Hermes, 1915-1917

Niche Figure for Gale
Bronze fountain figure

What a godlike figure is this Hermes. Beautiful, proud, virile, strong, the clever messenger of the gods! He’s glorious! He stands casually and confidently on his right leg, the left slightly bent and unweighted in the classical contrapposto stance. In his left hand he holds the Caduceus against the base behind his foot, the medical symbol of a staff with two snakes twined around it. The chlamys or short woolen cloak he holds in his right hand at the shoulder wraps around his back and across his left thigh and groin. He wears the winged hat for which he is famous and there appears to be a wing on the left heel like his Roman counterpart, Mercury. He stands on a flared square base, slightly wider at the bottom and decorated with rams heads and festoons. Myth credits Hermes with saving Tanagra from the plague by carrying a ram on his shoulders around the walls of the city, thus, the ram has become a symbol of the deity. The image shown here is the clay version of the final bronze cast.

The text accompanying the photograph in the publication, “In The Galleries” (Museum of Fine Arts), describes it as having been “designed and made for a niche fountain at the end of a long hallway. Three rams heads spout tiny streams of water into a black marble basin. The delicate tracery of the twined serpents and the wings of the head-piece form a pleasing contrast to the simple solid masses of the figure. This kind of treatment was especially good as the whole piece counts more as a silhouette than anything else, on account of the dark bronze coming against a light marble background.”

Two photographs exist, one from The Galleries publication and one in a studio photo where Allen is surrounded by sculptures, one of them Hermes. It is almost certain that the model for the figure was one Allen used often in the early stage of his career as listed in his diary in 1914.“This winter saw the first of my ideal work exhibited. Worked much from model (man). Made Cain, Flight of the Arrow, Moon Sprite, Primeval Prayer.” The same model was likely used for Orpheus, exhibited at the St. Botolph Club in April 1916 and Gladiator Victor from the same year and show.

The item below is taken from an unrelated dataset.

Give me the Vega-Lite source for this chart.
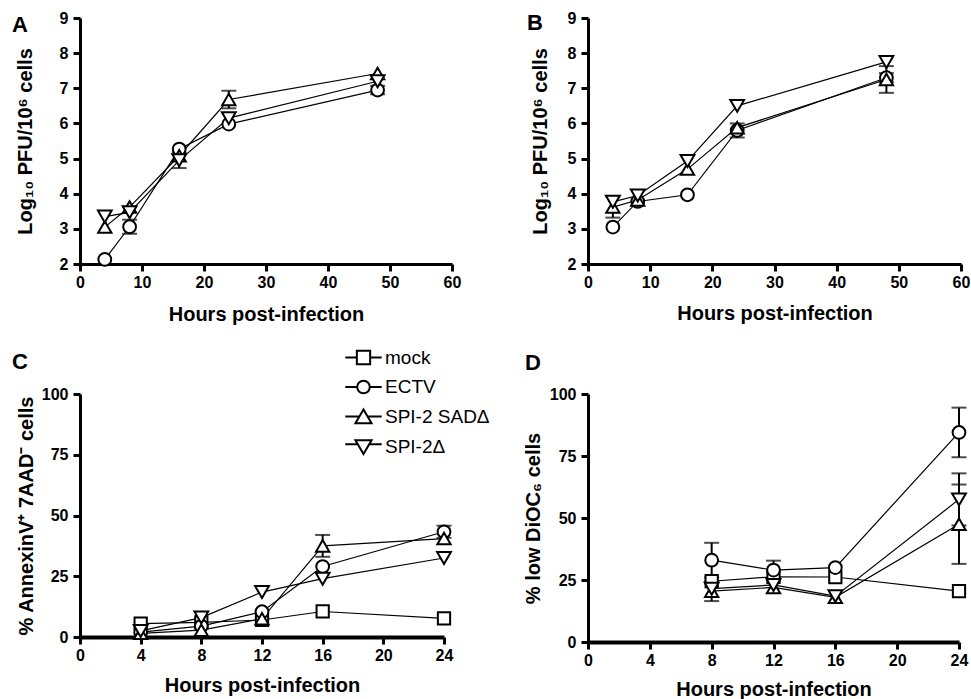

Research into the person who might have ordered this classic piece of sculpture leads to a Mr. Herbert E. Gale, a shoe merchant and employer with a large household in Haverhill, known as a shoe manufacturing city boasting large Victorian mansions. Records show that he had a home in downtown Haverhill near the city center where there are many of these large homes. The census lists him at 35 Summer Street with a staff of live-in servants. Allen’s address list includes H. E. Gale in Swampscott with directions on the train to Lynn to “Beach Bluff or Marble Head electrics” to Phillips Corner. There is now a Phillips-Preston Beach at Beach Bluff; Gale and his wife were married in Marblehead. The listing also includes the Greenbriar Hotel, an elegant classical historic resort in White Sulphur Springs in the Allegheny Mountains of West Virginia. It is doubtful that this classical sculpture in a marble niche fountain would have been in a shoe factory, so the possibility that Mr. Herbert Gale might have purchased it for the Greenbriar Hotel is being researched.

Location “in a niche at the end of a long hallway”
Size unknown, approx. 3-4’
MFA Publication: “In The Galleries” (date unknown)
Exhibited: Museum of Fine Arts
Diary listing June 1, 1917 as “Nitch figure-Gales” with an entry underneath for “Plaster casting 148” that may refer to the figure.